Microsoft's 2026 WTI report tracked this and found that AI power users (the top 16% of adopters) batch their async communication 3x more aggressively than the median. They are not faster because they have better tools — they are faster because they have removed the interruption tax. The Lokalise 2026 tool fatigue survey backs it up: 17% of workers report switching tabs and apps 100+ times per day, and 22% lose 2+ hours per week to toggling.
A batched communication policy needs three things to stick: a written response-time SLA per channel (Slack: same business day, email: 24 hours, urgent: phone), explicit permission to ignore notifications outside the window, and a manager who models the behavior. Without all three, the batching collapses inside two weeks.
9. The Quarterly On-Site, Not the Quarterly Re-Hire
The last pattern is the one that holds the whole follow the sun workflow together: a deliberate, scheduled in-person gathering — usually quarterly — where the distributed team rebuilds the trust that async communication erodes by default. McKinsey's 2026 State of Organizations report found that only 12% of executives with hybrid or remote teams plan any return-to-office mandate. The teams that work best instead invest the office budget in quarterly on-sites: 3-5 days, structured agenda, real outcomes, and explicit permission to socialize.

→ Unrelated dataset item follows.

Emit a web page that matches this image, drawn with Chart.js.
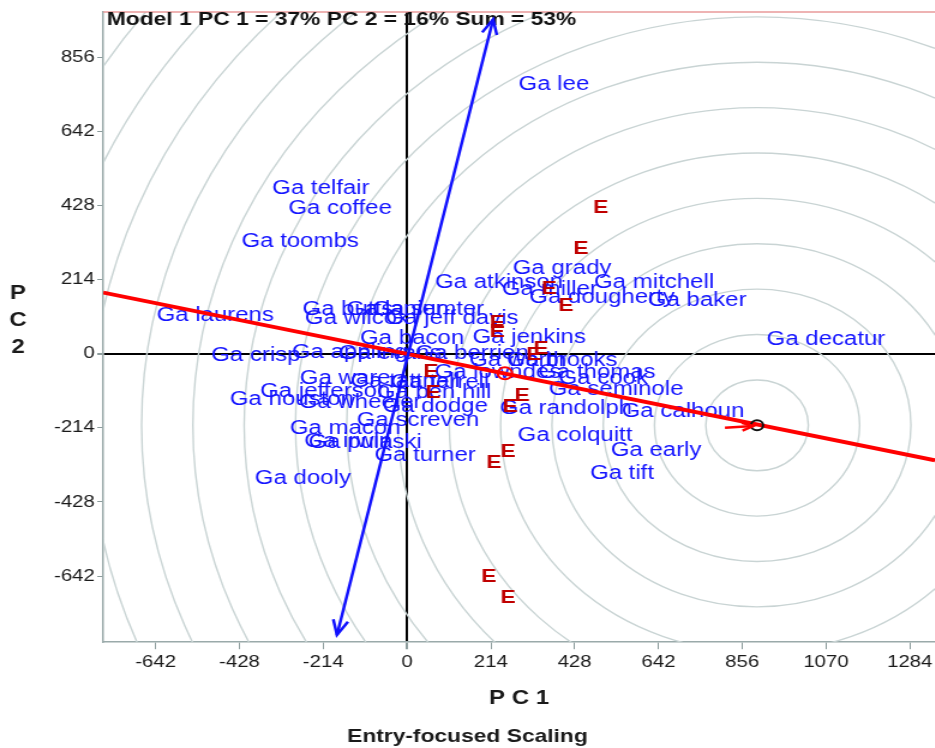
<!DOCTYPE html>
<html lang="en">
<head>
<meta charset="UTF-8">
<title>GGE biplot - PC 1 vs PC 2</title>
<style>
  html, body { margin: 0; padding: 0; background: #fff; overflow: hidden; }
  /* the biplot is drawn narrow and widened, like the exported figure */
  #wrap { width: 779px; height: 748px; transform: scale(1.2, 1); transform-origin: 0 0; }
</style>
</head>
<body>
<div id="wrap"><canvas id="biplot" width="779" height="748"></canvas></div>

<script src="https://cdn.jsdelivr.net/npm/chart.js"></script>
<script>
// entries (counties) : PC 1 / PC 2 scores
const entries = ['Ga lee', 'Ga telfair', 'Ga coffee', 'Ga toombs', 'Ga laurens', 'Ga crisp',
  'Ga butts', 'Ga lanier', 'Ga sumter', 'Ga wilcox', 'Ga jeff davis', 'Ga bacon', 'Ga jenkins',
  'Ga atkinson', 'Ga grady', 'Ga miller', 'Ga mitchell', 'Ga dougherty', 'Ga baker', 'Ga decatur',
  'Ga appling', 'Ga evans', 'Ga berrien', 'Ga worth', 'Ga brooks', 'Ga lowndes', 'Ga thomas',
  'Ga cook', 'Ga seminole', 'Ga randolph', 'Ga calhoun', 'Ga colquitt', 'Ga early', 'Ga tift',
  'Ga ware', 'Ga tattnall', 'Ga terrell', 'Ga jefferson', 'Ga ben hill', 'Ga houston', 'Ga wheeler',
  'Ga dodge', 'Ga screven', 'Ga macon', 'Ga irwin', 'Ga pulaski', 'Ga turner', 'Ga dooly'];
const entryPC1 = [375, -220, -171, -273, -490, -386,
  -151, -31, 54, -128, 115, 13, 312,
  235, 396, 365, 631, 498, 741, 1070,
  -146, -43, 166, 283, 396, 232, 485,
  501, 534, 406, 705, 429, 636, 549,
  -158, -5, 84, -209, 69, -294, -120,
  72, 28, -158, -150, -107, 46, -266];
const entryPC2 = [778, 478, 420, 325, 109, -6,
  127, 127, 127, 101, 101, 43, 46,
  204, 245, 184, 204, 161, 153, 40,
  3, 0, 0, -20, -20, -55, -55,
  -72, -104, -158, -167, -236, -279, -346,
  -72, -81, -84, -109, -112, -132, -141,
  -153, -193, -216, -253, -256, -294, -360];

// environments : PC 1 / PC 2 scores
const envPC1 = [495, 444, 363, 406, 230, 230, 342, 324, 61, 66, 294, 263, 258, 222, 209, 258];
const envPC2 = [420, 302, 187, 138, 89, 63, 14, -3, -52, -112, -121, -153, -282, -314, -645, -706];

// average-environment axis, ATC ordinate, ideal entry
const atcAxis = [[-776, 176], [1348, -308]];
const atcOrdinate = [[-179, -812], [220, 965]];
const avgEnv = [250, -57];
const idealEntry = [894, -207];
const idealArrow = [[812, -214], [884, -209]];
const ringStep = 131;

const xRange = [-776, 1348];
const yRange = [-833, 986];
const xTicks = [-642, -428, -214, 0, 214, 428, 642, 856, 1070, 1284];
const yTicks = [-642, -428, -214, 0, 214, 428, 642, 856];

const titleText = 'Model 1 PC 1 = 37% PC 2 = 16% Sum = 53%';

Chart.defaults.font.family = "'Liberation Sans', Arial, sans-serif";
Chart.defaults.color = '#1a1a1a';

function toPoints(xs, ys) {
  return xs.map((v, i) => ({ x: v, y: ys[i] }));
}

function arrowHead(ctx, x0, y0, x1, y1, len) {
  const ang = Math.atan2(y1 - y0, x1 - x0);
  ctx.beginPath();
  ctx.moveTo(x1 - len * Math.cos(ang - 0.4), y1 - len * Math.sin(ang - 0.4));
  ctx.lineTo(x1, y1);
  ctx.lineTo(x1 - len * Math.cos(ang + 0.4), y1 - len * Math.sin(ang + 0.4));
  ctx.stroke();
}

const biplotDecor = {
  id: 'biplotDecor',
  beforeDatasetsDraw(chart) {
    const { ctx, chartArea: a, scales: { x, y } } = chart;
    ctx.save();
    ctx.beginPath();
    ctx.rect(a.left, a.top, a.right - a.left, a.bottom - a.top);
    ctx.clip();

    // concentric rings round the ideal entry
    const cx = x.getPixelForValue(idealEntry[0]);
    const cy = y.getPixelForValue(idealEntry[1]);
    ctx.strokeStyle = '#c9d4d4';
    ctx.lineWidth = 1.4;
    for (let k = 1; k <= 18; k++) {
      const rx = x.getPixelForValue(idealEntry[0] + ringStep * k) - cx;
      const ry = cy - y.getPixelForValue(idealEntry[1] + ringStep * k);
      ctx.beginPath();
      ctx.ellipse(cx, cy, rx, ry, 0, 0, Math.PI * 2);
      ctx.stroke();
    }

    // entry names
    ctx.textAlign = 'center';
    ctx.textBaseline = 'middle';
    ctx.font = "20px 'Liberation Sans', Arial, sans-serif";
    ctx.fillStyle = '#1414ff';
    chart.getDatasetMeta(5).data.forEach((pt, i) => ctx.fillText(entries[i], pt.x, pt.y));

    // environment markers
    ctx.font = "bold 19px 'Liberation Sans', Arial, sans-serif";
    ctx.fillStyle = '#c00000';
    chart.getDatasetMeta(6).data.forEach(pt => ctx.fillText('E', pt.x, pt.y));
    ctx.restore();

    // frame top
    ctx.save();
    ctx.strokeStyle = '#e89a9a';
    ctx.lineWidth = 1.5;
    ctx.beginPath();
    ctx.moveTo(a.left, a.top);
    ctx.lineTo(a.right, a.top);
    ctx.stroke();

    // model summary
    ctx.font = "bold 19px 'Liberation Sans', Arial, sans-serif";
    ctx.fillStyle = '#111';
    ctx.textAlign = 'left';
    ctx.textBaseline = 'middle';
    ctx.fillText(titleText, a.left + 3, a.top + 8);
    ctx.restore();
  },
  afterDatasetsDraw(chart) {
    const { ctx } = chart;
    ctx.save();
    // arrows on both ends of the ATC ordinate
    const b = chart.getDatasetMeta(3).data;
    ctx.strokeStyle = '#1010ff';
    ctx.lineWidth = 2.5;
    arrowHead(ctx, b[0].x, b[0].y, b[1].x, b[1].y, 16);
    arrowHead(ctx, b[1].x, b[1].y, b[0].x, b[0].y, 16);
    // arrow pointing to the ideal entry
    const r = chart.getDatasetMeta(2).data;
    ctx.strokeStyle = '#ff0000';
    ctx.lineWidth = 2.5;
    arrowHead(ctx, r[0].x, r[0].y, r[1].x, r[1].y, 10);
    ctx.restore();
  },
  afterDraw(chart) {
    const { ctx } = chart;
    ctx.save();
    ctx.font = "bold 20px 'Liberation Sans', Arial, sans-serif";
    ctx.fillStyle = '#1a1a1a';
    ctx.textAlign = 'center';
    ctx.textBaseline = 'middle';
    ['P', 'C', '2'].forEach((ch, i) => ctx.fillText(ch, 15, 293 + i * 27));
    ctx.restore();
  }
};

const zeroColor = c => (c.tick && c.tick.value === 0 ? '#000' : 'rgba(0,0,0,0)');
const zeroWidth = c => (c.tick && c.tick.value === 0 ? 2 : 1);

new Chart(document.getElementById('biplot'), {
  type: 'scatter',
  data: {
    datasets: [
      { data: [{ x: avgEnv[0], y: avgEnv[1] }], pointRadius: 6, borderColor: '#ff0000',
        borderWidth: 2, backgroundColor: 'rgba(0,0,0,0)' },
      { data: [{ x: idealEntry[0], y: idealEntry[1] }], pointRadius: 5, borderColor: '#111',
        borderWidth: 2, backgroundColor: 'rgba(0,0,0,0)' },
      { data: idealArrow.map(p => ({ x: p[0], y: p[1] })), showLine: true, pointRadius: 0,
        borderColor: '#ff0000', borderWidth: 2.5 },
      { data: atcOrdinate.map(p => ({ x: p[0], y: p[1] })), showLine: true, pointRadius: 0,
        borderColor: '#1010ff', borderWidth: 2.5 },
      { data: atcAxis.map(p => ({ x: p[0], y: p[1] })), showLine: true, pointRadius: 0,
        borderColor: '#ff0000', borderWidth: 3.8 },
      { data: toPoints(entryPC1, entryPC2), pointRadius: 0 },
      { data: toPoints(envPC1, envPC2), pointRadius: 0 }
    ]
  },
  options: {
    responsive: false,
    animation: false,
    layout: { autoPadding: false, padding: { top: 12, left: 0, right: 0, bottom: 0 } },
    plugins: {
      legend: { display: false },
      tooltip: { enabled: false },
      subtitle: {
        display: true, position: 'bottom', text: 'Entry-focused Scaling',
        font: { size: 19, weight: 'bold' }, color: '#1a1a1a', padding: { top: 9, bottom: 0 }
      }
    },
    scales: {
      x: {
        type: 'linear', min: xRange[0], max: xRange[1],
        afterBuildTicks: s => { s.ticks = xTicks.map(v => ({ value: v })); },
        afterFit: s => { s.paddingLeft = 0; s.paddingRight = 0; s.height = 74; },
        ticks: { font: { size: 17 }, padding: 3, maxRotation: 0, autoSkip: false, callback: v => String(v) },
        grid: { color: zeroColor, lineWidth: zeroWidth, tickColor: '#8c9c9c', tickLength: 7 },
        border: { display: true, color: '#9aaaaa', width: 1.5 },
        title: { display: true, text: 'P C 1', font: { size: 20, weight: 'bold' }, padding: { top: 4, bottom: 6 } }
      },
      y: {
        type: 'linear', min: yRange[0], max: yRange[1],
        afterBuildTicks: s => { s.ticks = yTicks.map(v => ({ value: v })); },
        afterFit: s => { s.paddingTop = 0; s.paddingBottom = 0; s.width = 86; },
        ticks: { font: { size: 17 }, padding: 2, autoSkip: false, callback: v => String(v) },
        grid: { color: zeroColor, lineWidth: zeroWidth, tickColor: '#8c9c9c', tickLength: 5 },
        border: { display: true, color: '#9aaaaa', width: 1.5 }
      }
    }
  },
  plugins: [biplotDecor]
});
</script>
</body>
</html>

The on-site is where the follow the sun workflow gets its annual reset. New norms get agreed, retros get done, the people who only know each other through handoff docs and PR comments finally share a meal. The Microsoft WTI 2026 data is clear that organizational factors — manager support, team culture, ritual cadence — drive 67% of the productivity gain from new tools. The on-site is the cheapest place to invest in those factors.
The mistake is treating on-sites as a perk or a recruiting tool. They are infrastructure. Budget for them like you budget for cloud spend, schedule them a year ahead, and protect them when the budget cycle gets tight.
How Coommit Fits Into a 2026 Follow the Sun Workflow
Coommit was designed for the meetings that survive this filter. When you have done the work of building handoff documents, a 24-Hour Pulse, async decision records, and batched communication, the meetings you still need are short, decision-focused, and high-stakes — and they need a canvas, a video feed, and an AI assistant that understands both. That is the slot Coommit fills: one workspace where the live decision happens, the canvas captures the artifact, and the AI summarizes the outcome into the next handoff doc.
If you are migrating a team to a follow the sun workflow, start with patterns 1, 2, and 5 in the first 30 days. Layer on patterns 3, 4, and 7 in the next 30. Most teams find that by day 60, the meeting load has dropped 30-50% and the handoffs are clean enough that an agent can summarize them automatically. For a deeper read on the coordination tax this removes, see Coommit's piece on work about work and the 2026 coordination crisis.
The follow the sun workflow is not a productivity hack. It is the operating model for any team that has accepted distributed work as the default. The teams that build it now will compound the advantage every quarter; the teams that keep cramming work into a 4-hour overlap window will keep wondering why their meeting calendar is full and their roadmap is late.